The Cubs are "teaming up with Northwestern's Kellogg School of Management to conduct a survey involving kids' experiences at Wrigley Field, asking selected fans to help provide the 'right opportunities for your kids to connect with the team and grow as the next generation' of fans," according to Paul Sullivan of the CHICAGO TRIBUNE. Cubs Senior Dir of Marketing Alison Miller said, "We've done a couple things just with trying to get better research on our fans, and just being smarter about what our fans want. We've done a lot of focus groups in the last couple of months." Sullivan notes fans were asked about kid-friendly topics such as "batting cages and radar gun zones, kids apps for smartphones and tablets, a kids section, a new Cubs song and 'interaction with a mascot.'" Sullivan wrote, "A mascot at Wrigley Field? In the ballpark that still boos the Wave?" The Cubs are "one of only a few teams that eschew the marketing ploy, joining traditionalists such as the Yankees, Dodgers and Angels" (CHICAGO TRIBUNE, 3/10). Meanwhile, in Chicago, Floyd Sullivan conducted an informal survey to gauge Cubs fans' reaction to the team's new "Committed" marketing campaign. Sullivan wrote it "hasn't gone over too well so far." One respondent said, "Makes me think of a nut house." Another added, "It sounds like they haven't been 'committed' up until now." The press "hasn't been too kind to the campaign theme either." Sullivan: "I've been surfing the web for opinions and have not found a positive review." The word committed "isn't even a baseball word." The Cubs on Friday held their launch event for single-game ticket sales, and there "couldn't have been more than a couple hundred fans there at most" (CHICAGONOW.com, 3/9).
Indians Chair & CEO Paul Dolan said last season's "cataclysmic collapse" in which the team finished 68-94 was "a shock we needed," according to Terry Pluto of the Cleveland PLAIN DEALER. Dolan said the '12 season was "the worst" he has endured in the 14 years his family has owned the franchise, and it "made it clear that we were not going in the right direction." He said of the team spending $116M on player payroll this offseason, "We heard it, we felt it.

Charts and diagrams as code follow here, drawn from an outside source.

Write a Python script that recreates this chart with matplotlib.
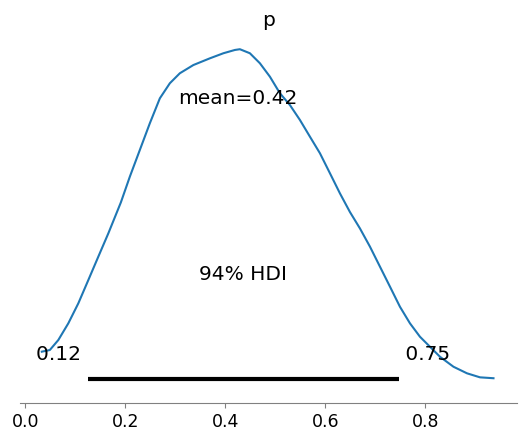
import matplotlib
matplotlib.use("Agg")
import matplotlib.pyplot as plt

# ── Data (posterior density of p) ─────────────────────────────────────────────
p_grid = [0.033, 0.049, 0.066, 0.086, 0.106, 0.126, 0.146, 0.166, 0.191,
          0.209, 0.229, 0.249, 0.269, 0.289, 0.309, 0.336, 0.369, 0.396,
          0.419, 0.429, 0.449, 0.469, 0.489, 0.509, 0.529, 0.549, 0.569,
          0.589, 0.609, 0.629, 0.649, 0.669, 0.689, 0.709, 0.729, 0.749,
          0.769, 0.789, 0.809, 0.829, 0.856, 0.883, 0.909, 0.936]
density = [0.344, 0.355, 0.422, 0.534, 0.668, 0.824, 0.981, 1.137, 1.344,
           1.517, 1.696, 1.875, 2.042, 2.143, 2.210, 2.265, 2.310, 2.344,
           2.366, 2.371, 2.344, 2.277, 2.187, 2.076, 1.997, 1.897, 1.785,
           1.674, 1.540, 1.405, 1.280, 1.170, 1.048, 0.914, 0.780, 0.645,
           0.534, 0.444, 0.377, 0.310, 0.243, 0.199, 0.172, 0.166]

hdi_low, hdi_high = 0.125, 0.747
mean_p = 0.4245
hdi_prob = 0.94
xticks = [0.0, 0.2, 0.4, 0.6, 0.8]

# ── Plot ──────────────────────────────────────────────────────────────────────
fig = plt.figure(figsize=(5.25, 4.41), dpi=100)
ax = fig.add_axes([20 / 525, 38 / 441, 497 / 525, 369 / 441])

ax.plot(p_grid, density, color="C0", linewidth=1.5)

y_line = 0.161
ax.plot([hdi_low, hdi_high], [y_line, y_line], color="k", linewidth=3,
        solid_capstyle="butt")

label_size = 14.5
ax.text(hdi_low, 0.285, f"{hdi_low:.2f} ", size=label_size, ha="right")
ax.text(hdi_high, 0.285, f" {hdi_high:.2f}", size=label_size, ha="left")
ax.text((hdi_low + hdi_high) / 2, 0.821, f"{hdi_prob:.0%} HDI",
        size=label_size, ha="center")
ax.text(mean_p, 2.005, f"mean={mean_p:.2f}", size=label_size, ha="center")

ax.set_title("p", fontsize=label_size)

ax.set_xlim(-0.0106, 0.983)
ax.set_ylim(0, 2.473)
ax.set_xticks(xticks)
ax.set_xticklabels([f"{t:.1f}" for t in xticks])
ax.tick_params(axis="x", labelsize=12.5, color="gray")
ax.set_yticks([])
for side in ("left", "right", "top"):
    ax.spines[side].set_visible(False)
ax.spines["bottom"].set_color("gray")

fig.savefig("out.png", dpi=100)
plt.close(fig)
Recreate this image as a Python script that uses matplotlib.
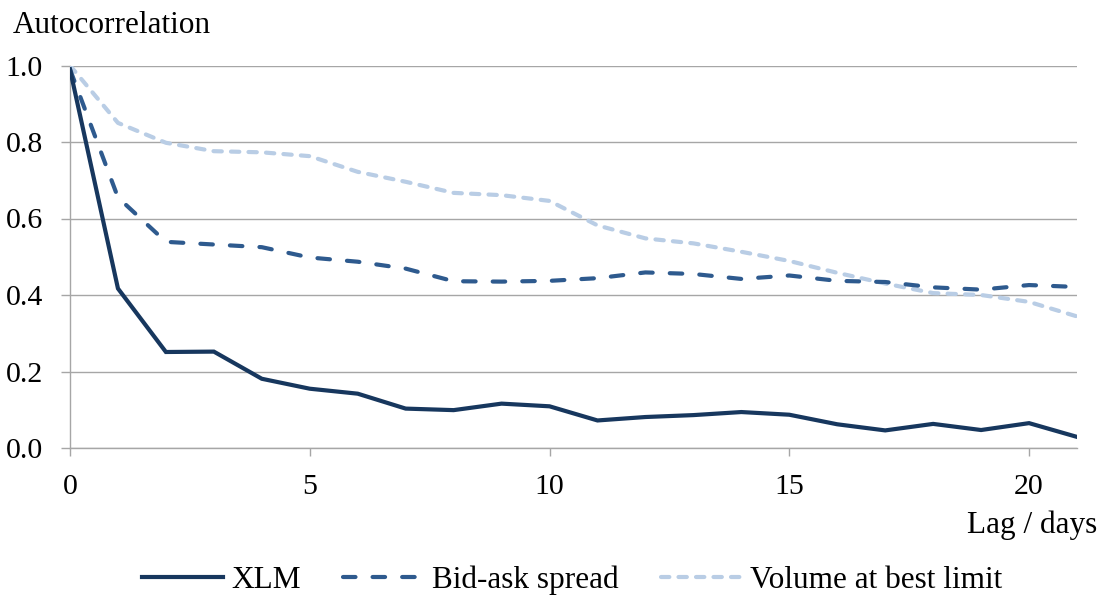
import matplotlib
matplotlib.use("Agg")
import matplotlib.pyplot as plt
import numpy as np

lags = list(range(22))
xlm = [0.99, 0.417, 0.251, 0.252, 0.181, 0.155, 0.142, 0.103, 0.099, 0.116, 0.109,
       0.072, 0.081, 0.086, 0.094, 0.087, 0.062, 0.046, 0.063, 0.047, 0.065, 0.029]
bidask = [0.99, 0.655, 0.539, 0.532, 0.525, 0.498, 0.487, 0.469, 0.436, 0.435, 0.437,
          0.444, 0.459, 0.455, 0.442, 0.451, 0.437, 0.434, 0.420, 0.414, 0.426, 0.421]
volume = [1.0, 0.850, 0.798, 0.776, 0.773, 0.763, 0.722, 0.696, 0.667, 0.661, 0.646,
          0.582, 0.548, 0.535, 0.513, 0.489, 0.458, 0.430, 0.405, 0.400, 0.382, 0.344]
series_names = ["XLM", "Bid-ask spread", "Volume at best limit"]
xticks = [0, 5, 10, 15, 20]
yticks = [0.0, 0.2, 0.4, 0.6, 0.8, 1.0]

plt.rcParams['font.family'] = ['Liberation Serif', 'DejaVu Serif']

W, H = 1100, 602
fig = plt.figure(figsize=(W / 100, H / 100), dpi=100)
ax = fig.add_axes([70 / W, 1 - 448 / H, (1077 - 70) / W, (448 - 65.5) / H])

c_xlm = '#17375E'
c_bid = '#2E5A8E'
c_vol = '#B9CDE5'
grid_c = '#A6A6A6'

ax.plot(lags, volume, color=c_vol, lw=3.0, linestyle=(0, (2.0, 2.2)),
        dash_capstyle='round', solid_joinstyle='round', label=series_names[2], zorder=3)
ax.plot(lags, bidask, color=c_bid, lw=3.0, linestyle=(0, (3.0, 4.1)),
        dash_capstyle='round', label=series_names[1], zorder=4)
ax.plot(lags, xlm, color=c_xlm, lw=3.0, solid_joinstyle='miter',
        label=series_names[0], zorder=5)

ax.set_xlim(0, 21)
ax.set_ylim(0, 1.0)
ax.set_xticks(xticks)
ax.set_yticks(yticks)
ax.set_yticklabels([f"{v:.1f}" for v in yticks])
ax.yaxis.grid(True, color=grid_c, lw=1.0)
ax.set_axisbelow(True)
for s in ['top', 'right']:
    ax.spines[s].set_visible(False)
for s in ['left', 'bottom']:
    ax.spines[s].set_color(grid_c)
    ax.spines[s].set_linewidth(1.0)
ax.tick_params(axis='x', direction='out', length=6, width=1, color=grid_c,
               labelsize=21.5, pad=13)
ax.tick_params(axis='y', direction='out', length=6.5, width=1, color=grid_c,
               labelsize=21.5, pad=13)

fig.text(13 / W, 1 - 33 / H, "Autocorrelation", fontsize=22.5, ha='left', va='baseline')
fig.text(1097 / W, 1 - 533 / H, "Lag / days", fontsize=22.5, ha='right', va='baseline')

handles, labels = ax.get_legend_handles_labels()
order = [2, 1, 0]
fig.legend([handles[i] for i in order], [labels[i] for i in order],
           loc='center', bbox_to_anchor=(572 / W, 1 - 580 / H), ncol=3,
           frameon=False, fontsize=22.5, handlelength=2.6, handletextpad=0.25,
           columnspacing=1.35, borderpad=0)

fig.savefig("out.png", dpi=100)
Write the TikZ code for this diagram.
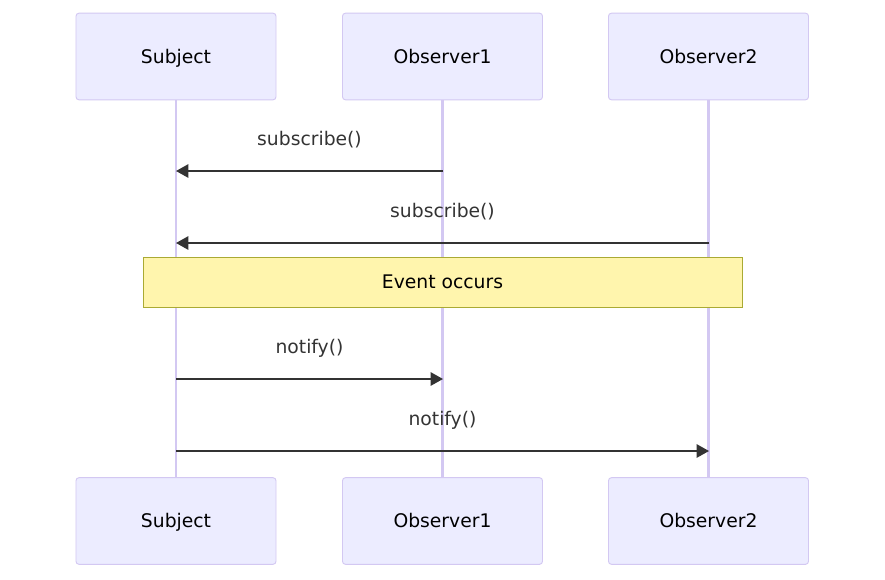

We knew we had to do something. The cycle was heading to the bottom and going to be at the bottom for some time. We couldn't wait another five years for the next wave of minor leaguers to come." He added the possibility of changing the top of the front office -- specifically President Mark Shapiro and GM Chris Antonetti -- was "never on the table." Dolan: "We have a high degree of confidence in them." Pluto noted the Indians last season drew "only 1,603,596 fans -- the second-lowest total since the team moved to Progressive Field." The team's season-ticket base "was barely above 5,000 not long after the season," but it is now "approaching 7,000." Ticket sales have "risen" since the Indians' offseason moves, "especially" after the signing of CF Michael Bourn. But Dolan said, "We have no expectations of covering the cost for this year. We will lose money." However, Dolan "views it as a 'long-term investment' in the franchise, something that had to be done." Meanwhile, he said the sale of SportsTime Ohio to FS Ohio has not been "reported correctly." He added that the deal is "paid out over a number of years." Dolan said, "The television money wasn't the only reason we made these moves, but it helped" (Cleveland PLAIN DEALER, 3/10).
The NFLPA is "willing to take joint legal action" with the Redskins against the NFL, "aimed at retrieving some of the salary cap space that the team lost last year," according to sources cited by Maske & Jones of the WASHINGTON POST. But the sources added that the union and the Redskins "have not discussed such an effort." A source said that the Redskins "are not interested in such joint legal action because they do not support the union’s allegation that the league and teams improperly colluded to restrict players’ salaries in the sport’s season without a salary cap" in '10. The source added that legal action by the team "without the union, remains a possibility." The unrestricted free agent market opens at 4:00pm ET tomorrow, and the Redskins "must be under the salary cap by then." A source said that the NFLPA "would continue to welcome a joint legal effort with the Redskins on the salary cap case." The source added that there had been "no dialogue between the union and the team on the subject but the Redskins still could join the union’s appeal of its collusion case against the league and teams." A source confirmed that the union "would be interested in joint legal action with the team but said the Redskins haven’t given that serious consideration because they 'don’t think there was collusion'" (WASHINGTONPOST.com, 3/9).
WHAT'S IN A NAME? In DC, Mike Wise writes Redskins Owner Dan Snyder should be "proactive before the courts" regarding the team's controversial nickname, before NFL Commissioner Roger Goodell "takes it out" of his hands." Snyder should act "before the National Congress of American Indians aligns with another powerful political minority lobby to launch a boycott" of the team's sponsors and "starts taking money out" of his pocket. Wise writes if he were in Snyder's position, "I name them the Washington Warriors. I do away with the spears, the logo and all native peoples' imagery. I honorably retire the old name in a ceremony to include tribal chiefs and I dedicate the new name to the Wounded Warriors and every soldier who has served our country." With momentum for change "growing, the owner will continue to come across as a petty, little man on the wrong side of history" (WASHINGTON POST, 3/11).